Churchill's Bomb - from the author of the Costa award-winning biography The Strangest Man - reveals a new aspect of Winston Churchill's life, so far completely neglected by historians: his relations with his nuclear scientists, and his management of Britain's policy on atomic weapons.


Churchill was the only prominent politician to foresee the nuclear age and he played a leading role in the development of the Bomb during World War II. He became the first British Prime Minister with access to these weapons, and left office following desperate attempts during the Cold War to end the arms race.

Graham Farmelo traces the beginnings of Churchill's association with nuclear weapons to his unlikely friendship with H. G. Wells, who coined the term 'atomic bombs'. In the 1930s, when Ernest Rutherford and his brilliant followers, such as Chadwick and Cockcroft, gave Britain the lead in nuclear research, Churchill wrote several widely read newspaper articles on the huge implications of their work.

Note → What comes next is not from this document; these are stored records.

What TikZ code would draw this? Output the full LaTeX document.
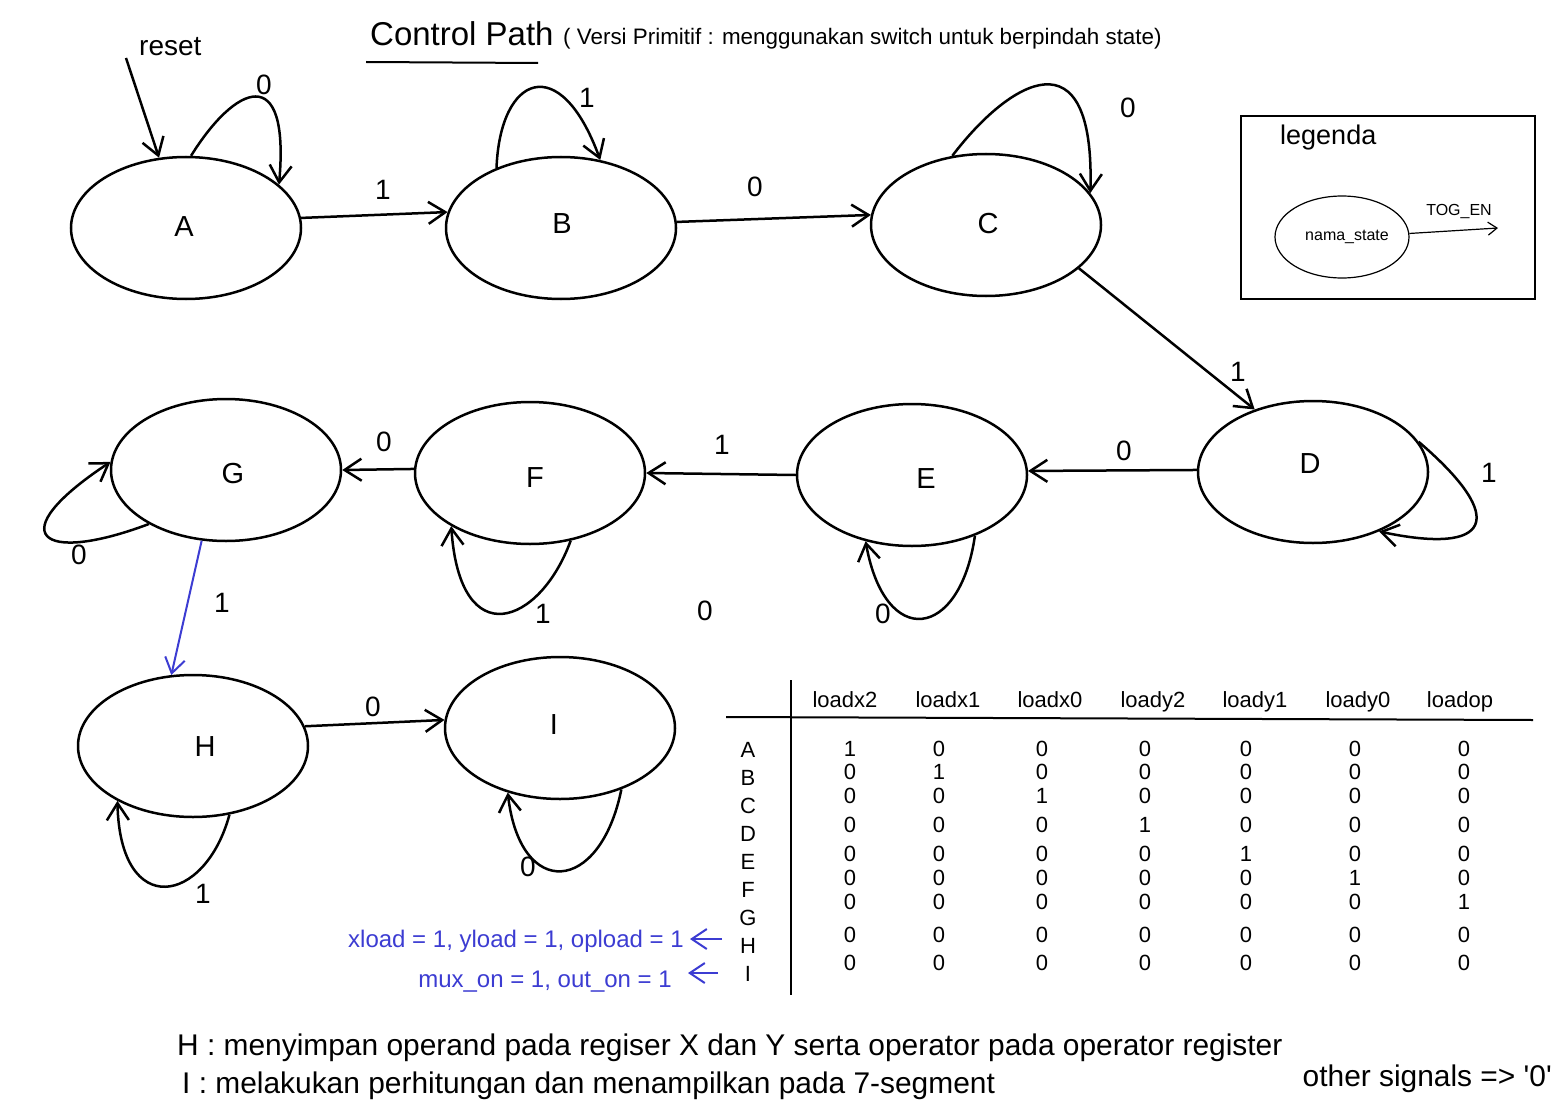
\documentclass[tikz,border=0pt]{standalone}
\usepackage{fontspec}
\setmainfont{Liberation Sans}
\usetikzlibrary{shapes.geometric,arrows.meta}
\definecolor{sigblue}{RGB}{60,60,210}
\newcommand{\fsz}[1]{\fontsize{#1}{#1}\selectfont}

\begin{document}
\begin{tikzpicture}[x=1pt,y=-1pt]
  \tikzset{
    state/.style={draw, ellipse, line width=2.5pt, minimum width=230pt, minimum height=142pt, inner sep=0pt},
    stname/.style={font=\fsz{29}, inner sep=0pt},
    line/.style={draw, line width=2.5pt, -{Straight Barb[length=17pt,width=22pt]}},
    bline/.style={draw=sigblue, line width=2pt, -{Straight Barb[length=15pt,width=20pt]}},
    tline/.style={draw, line width=1.2pt, -{Straight Barb[length=9pt,width=13pt]}},
    lbl/.style={font=\fsz{28}, inner sep=0pt},
    cell/.style={font=\fsz{22}, inner sep=0pt, anchor=base},
    sig/.style={text=sigblue, font=\fsz{24}, inner ysep=0pt, anchor=base east},
    note/.style={font=\fsz{29.9}, inner sep=0pt}
  }
  \useasboundingbox (0,0) rectangle (1552,1102);

  \node [anchor=base west, font=\fsz{33}, inner sep=0pt] (title) at (370,46) {Control Path};
  \node [anchor=base west, font=\fsz{22.4}, inner sep=0pt] (subtitle) at (563,45) {( Versi Primitif : menggunakan switch untuk berpindah state)};
  \draw [line width=2pt] (366,62) -- (538,63);

  \node [state, label={[stname,xshift=-2pt,yshift=1pt]center:A}] (A) at (186,228) {};
  \node [state, label={[stname,xshift=1pt,yshift=4pt]center:B}] (B) at (561,228) {};
  \node [state, label={[stname,xshift=2pt,yshift=1pt]center:C}] (C) at (986,225) {};
  \node [state, label={[stname,xshift=-3pt,yshift=8pt]center:D}] (D) at (1313,472) {};
  \node [state, label={[stname,xshift=14pt,yshift=-4pt]center:E}] (E) at (912,475) {};
  \node [state, label={[stname,xshift=5pt,yshift=-5pt]center:F}] (F) at (530,473) {};
  \node [state, label={[stname,xshift=7pt,yshift=-4pt]center:G}] (G) at (226,470) {};
  \node [state, label={[stname,xshift=12pt,yshift=-1pt]center:H}] (H) at (193,746) {};
  \node [state, label={[stname,xshift=-6pt,yshift=3pt]center:I}] (I) at (560,728) {};

  \node [lbl, anchor=base west] (reset) at (139,56) {reset};
  \coordinate (rst) at (126,58);
  \path [line] (rst) -- (A.111);

  \path [line] (A.86) .. controls (235,85) and (290,60) .. (A.25) node [lbl] (lA) at (264,85) {0};
  \path [line] (A.5) -- (B.172) node [lbl] (lAB) at (383,190) {1};
  \path [line] (B.137) .. controls (500,75) and (560,50) .. (B.60) node [lbl] (lB) at (587,98) {1};
  \path [line] (B.3) -- (C.175) node [lbl] (lBC) at (755,187) {0};
  \path [line] (C.116) .. controls (1010,80) and (1095,30) .. (C.17) node [lbl] (lC) at (1128,108) {0};
  \path [line] (C.-25) -- (D.133) node [lbl] (lCD) at (1238,372) {1};
  \path [line] (D.16) .. controls (1510,520) and (1490,555) .. (D.-42) node [lbl] (lD) at (1489,473) {1};
  \path [line] (D.179) -- (E.2) node [lbl] (lDE) at (1124,451) {0};
  \path [line] (E.-44) .. controls (960,640) and (885,650) .. (E.-125) node [lbl] (lE) at (883,614) {0};
  \path [line] (E.180) -- (F.0) node [lbl] (lEF) at (722,445) {1};
  \path [line] (F.-59) .. controls (540,625) and (460,655) .. (F.-146) node [lbl] (lF) at (543,614) {1};
  \path [line] (F.178) -- (G.0) node [lbl] (lFG) at (384,442) {0};
  \path [line] (G.-145) .. controls (40,565) and (0,535) .. (G.176) node [lbl] (lG) at (79,555) {0};
  \path [bline] (G.-109) -- (H.107) node [lbl] (lGH) at (222,603) {1};
  \node [lbl] (lX) at (705,611) {0};
  \path [line] (H.-62) .. controls (205,905) and (120,920) .. (H.-144) node [lbl] (lH) at (203,894) {1};
  \path [line] (H.10) -- (I.176) node [lbl] (lHI) at (373,707) {0};
  \path [line] (I.-45) .. controls (600,895) and (520,900) .. (I.-129) node [lbl] (lI) at (528,867) {0};

  % legenda
  \draw [line width=2pt] (1241,116) rectangle (1535,299);
  \node [font=\fsz{27}, inner sep=0pt, anchor=base west] (legenda) at (1280,145) {legenda};
  \node [draw, ellipse, line width=1.2pt, minimum width=134pt, minimum height=82pt, inner sep=0pt, font=\fsz{16}] (legstate) at (1342,237) {\hspace*{10pt}nama\_state};
  \coordinate (legptr) at (1498,228);
  \path [tline] (legstate.3) -- (legptr) node [font=\fsz{16}, inner sep=0pt, anchor=base] (togen) at (1459,215) {TOG\_EN};

  % tabel output
  \draw [line width=2pt] (791,680) -- (791,995);
  \draw [line width=2pt] (726,717) -- (1533,720);
  \foreach \h/\xx [count=\j] in {loadx2/845, loadx1/948, loadx0/1050, loady2/1153, loady1/1255, loady0/1358, loadop/1460}
    \node [cell] (h\j) at (\xx,707) {\h};
  \foreach \r [count=\i] in {A,B,C,D,E,F,G,H,I}
    \node [cell] (r\r) at (748,729+28*\i) {\r};
  \foreach \yy [count=\i] in {748,771,795,824,853,877,901,934,962}
    \foreach \xx [count=\j] in {850,939,1042,1145,1246,1355,1464}
      \node [cell] (v\i-\j) at (\xx,\yy+8) {\ifnum\i=\j\relax 1\else 0\fi};

  \node [sig, inner xsep=6pt] (sigH) at (690,947) {xload = 1, yload = 1, opload = 1};
  \node [sig, inner xsep=16pt] (sigI) at (688,987) {mux\_on = 1, out\_on = 1};
  \coordinate (hptr) at (722,939);
  \coordinate (iptr) at (718,973);
  \path [bline] (hptr) -- (hptr -| sigH.east);
  \path [bline] (iptr) -- (iptr -| sigI.east);

  \node [note, anchor=base west] (noteH) at (177,1055) {H : menyimpan operand pada regiser X dan Y serta operator pada operator register};
  \node [note, anchor=base west] (noteI) at (182,1093) {I : melakukan perhitungan dan menampilkan pada 7-segment};
  \node [note, anchor=base east] (other) at (1552,1086) {other signals => \textquotesingle0\textquotesingle};
\end{tikzpicture}
\end{document}
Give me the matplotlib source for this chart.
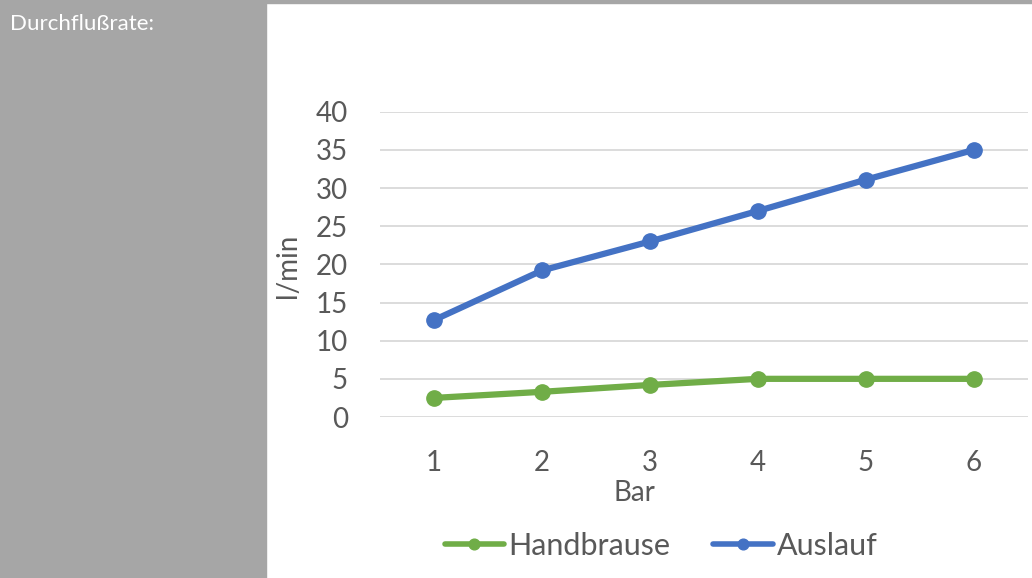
import matplotlib
matplotlib.use("Agg")
import matplotlib.pyplot as plt
import matplotlib.patches as patches

# Werte
bar = [1, 2, 3, 4, 5, 6]
handbrause = [2.5, 3.3, 4.2, 5.0, 5.0, 5.0]
auslauf = [12.7, 19.2, 23.0, 27.0, 31.1, 35.0]
y_ticks = [0, 5, 10, 15, 20, 25, 30, 35, 40]

plt.rcParams['font.family'] = ['Lato', 'DejaVu Sans']

W, H = 1032, 578
fig = plt.figure(figsize=(W / 100, H / 100), dpi=100)

# grauer Rand links und oben
fig.patches.append(patches.Rectangle((0, 0), 266 / W, 1, transform=fig.transFigure,
                                     color='#a6a6a6', zorder=0))
fig.patches.append(patches.Rectangle((0, 1 - 3 / H), 1, 3 / H, transform=fig.transFigure,
                                     color='#a6a6a6', zorder=0))
fig.text(10 / W, 1 - 24 / H, "Durchflußrate:", color='white', fontsize=16,
         va='center', ha='left')

ax = fig.add_axes([380 / W, (H - 417) / H, (1028 - 380) / W, (417 - 111.7) / H])
green = '#70ad47'
blue = '#4472c4'
ax.plot(bar, handbrause, color=green, lw=4.5, marker='o', ms=11, label='Handbrause',
        solid_capstyle='round', zorder=3, clip_on=False)
ax.plot(bar, auslauf, color=blue, lw=4.5, marker='o', ms=11, label='Auslauf',
        solid_capstyle='round', zorder=3, clip_on=False)

ax.set_xlim(0.5, 6.5)
ax.set_ylim(0, 40)
ax.set_yticks(y_ticks)
ax.set_xticks(bar)
ax.yaxis.grid(True, color='#d9d9d9', lw=1.3)
ax.set_axisbelow(True)
for s in ax.spines.values():
    s.set_visible(False)
ax.tick_params(axis='both', length=0, labelsize=20, labelcolor='#595959')
ax.tick_params(axis='y', pad=23)
ax.tick_params(axis='x', pad=24)

fig.text(634 / W, 1 - 493 / H, "Bar", fontsize=20, color='#595959', ha='center', va='center')
fig.text(288 / W, 1 - 266 / H, "l/min", fontsize=20, color='#595959', ha='center',
         va='center', rotation=90)

leg = fig.legend(loc='center', bbox_to_anchor=(661 / W, 1 - 546 / H), ncol=2,
                 frameon=False, fontsize=22, handlelength=1.95, handletextpad=0.13,
                 columnspacing=1.4, markerscale=0.7)
for t in leg.get_texts():
    t.set_color('#595959')
for ln in leg.get_lines():
    ln.set_linewidth(4)

fig.savefig("out.png", dpi=100)
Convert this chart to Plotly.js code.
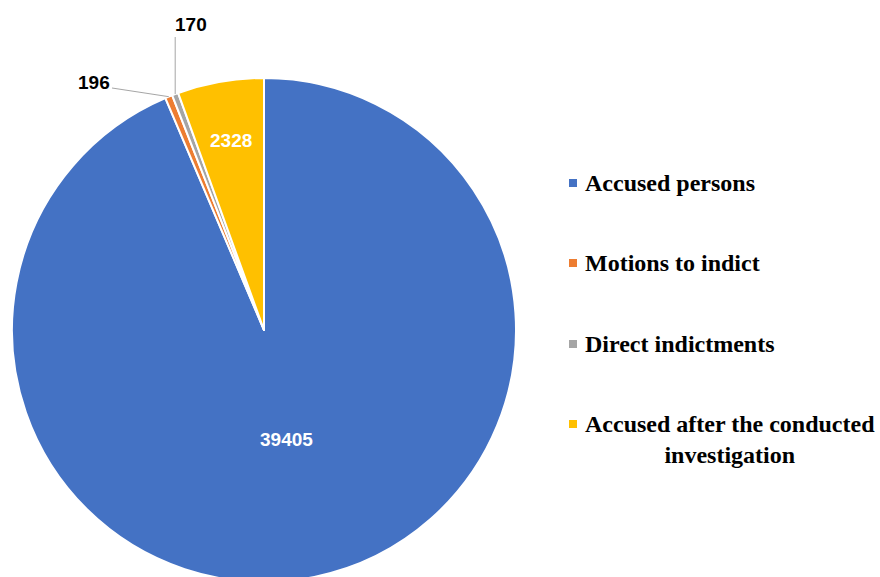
<!DOCTYPE html>
<html><head><meta charset="utf-8">
<script src="https://cdn.plot.ly/plotly-3.0.1.min.js"></script>
<style>html,body{margin:0;padding:0;overflow:hidden;background:#fff}</style>
</head><body><div id="chart" style="width:880px;height:585px"></div>
<script>
const categories = ['Accused persons','Motions to indict','Direct indictments','Accused after the conducted investigation'];
const legendLabels = ['Accused persons','Motions to indict','Direct indictments','Accused after the conducted<br>investigation'];
const values = [39405, 196, 170, 2328];
const colors = ['#4472C4','#ED7D31','#A5A5A5','#FFC000'];

const W = 880, H = 585, cx = 264, cy = 330, R = 252;
const total = values.reduce((a, b) => a + b, 0);
let cum = 0; const mids = [];
values.forEach(v => { mids.push((cum + v / 2) / total * 2 * Math.PI); cum += v; });
function pt(i, r) { const a = mids[i]; return [cx + r * Math.sin(a), cy - r * Math.cos(a)]; }
const px = x => x / W, py = y => 1 - y / H;

const labelFont = {family: 'Liberation Sans', size: 19, color: '#000', weight: 'bold'};
const insideFont = {family: 'Liberation Sans', size: 19, color: '#fff', weight: 'bold'};
const legFont = {family: 'Liberation Serif', size: 24, color: '#000', weight: 'bold'};

const trace = {
  type: 'pie',
  labels: categories,
  values: values,
  sort: false,
  direction: 'clockwise',
  rotation: 0,
  marker: {colors: colors, line: {color: '#fff', width: 2}},
  textinfo: 'none',
  hoverinfo: 'label+value',
  domain: {x: [12 / W, 516 / W], y: [3 / H, 507 / H]},
  showlegend: false
};

const annotations = [];
const shapes = [];

// inside labels, placed along each slice's middle angle
[[0, 112], [3, 192]].forEach(([i, r]) => {
  const p = pt(i, r);
  annotations.push({xref: 'paper', yref: 'paper', x: px(p[0]), y: py(p[1]), text: String(values[i]),
    showarrow: false, xanchor: 'center', yanchor: 'middle', font: insideFont});
});

// outside labels with leader lines for the small slices
const p1 = pt(1, R);
annotations.push({xref: 'paper', yref: 'paper', x: px(94), y: py(83), text: String(values[1]),
  showarrow: false, xanchor: 'center', yanchor: 'middle', font: labelFont});
shapes.push({type: 'line', xref: 'paper', yref: 'paper', x0: px(112), y0: py(88), x1: px(p1[0]), y1: py(p1[1]),
  line: {color: '#A6A6A6', width: 1}});
const p2 = pt(2, R);
annotations.push({xref: 'paper', yref: 'paper', x: px(191), y: py(25), text: String(values[2]),
  showarrow: false, xanchor: 'center', yanchor: 'middle', font: labelFont});
shapes.push({type: 'line', xref: 'paper', yref: 'paper', x0: px(p2[0]), y0: py(37), x1: px(p2[0]), y1: py(p2[1]),
  line: {color: '#A6A6A6', width: 1}});

// legend
const rowY = [183, 263, 344, 424];
legendLabels.forEach((lab, i) => {
  shapes.push({type: 'rect', xref: 'paper', yref: 'paper', x0: px(569), x1: px(577), y0: py(rowY[i] - 4), y1: py(rowY[i] + 4),
    fillcolor: colors[i], line: {width: 0}});
  const multi = lab.indexOf('<br>') >= 0;
  annotations.push({xref: 'paper', yref: 'paper', x: px(583), y: py(multi ? rowY[i] + 15 : rowY[i]), text: lab,
    showarrow: false, xanchor: 'left', yanchor: 'middle', align: 'center', font: legFont});
});

const layout = {
  width: W, height: H,
  margin: {l: 0, r: 0, t: 0, b: 0},
  paper_bgcolor: '#fff',
  showlegend: false,
  annotations: annotations,
  shapes: shapes
};
Plotly.newPlot('chart', [trace], layout, {displayModeBar: false, staticPlot: true});
</script>
</body></html>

British physicists, in 1940, first showed that the Bomb was a practical possibility. But Churchill, closely advised by his favourite scientist, the controversial Frederick Lindemann, allowed leadership to pass to the US, where the Manhattan Project made the Bomb a terrible reality. British physicists played only a minor role in this vast enterprise, while Churchill ignored warnings from the scientist Niels Bohr that the Anglo-American policy would lead to a post-war arms race. After the war, the Americans reneged on personal agreements between Roosevelt and Churchill to share research. Clement Attlee, in a fateful decision, ordered the building of a British Bomb to maintain the country's place among the great powers. Churchill inherited it and ended his political career obsessed with the threat of thermonuclear war.

Churchill's Bomb is an original and controversial book, full of political and scientific personalities and intrigues, which reveals a little-known side of Britain's great war-leader.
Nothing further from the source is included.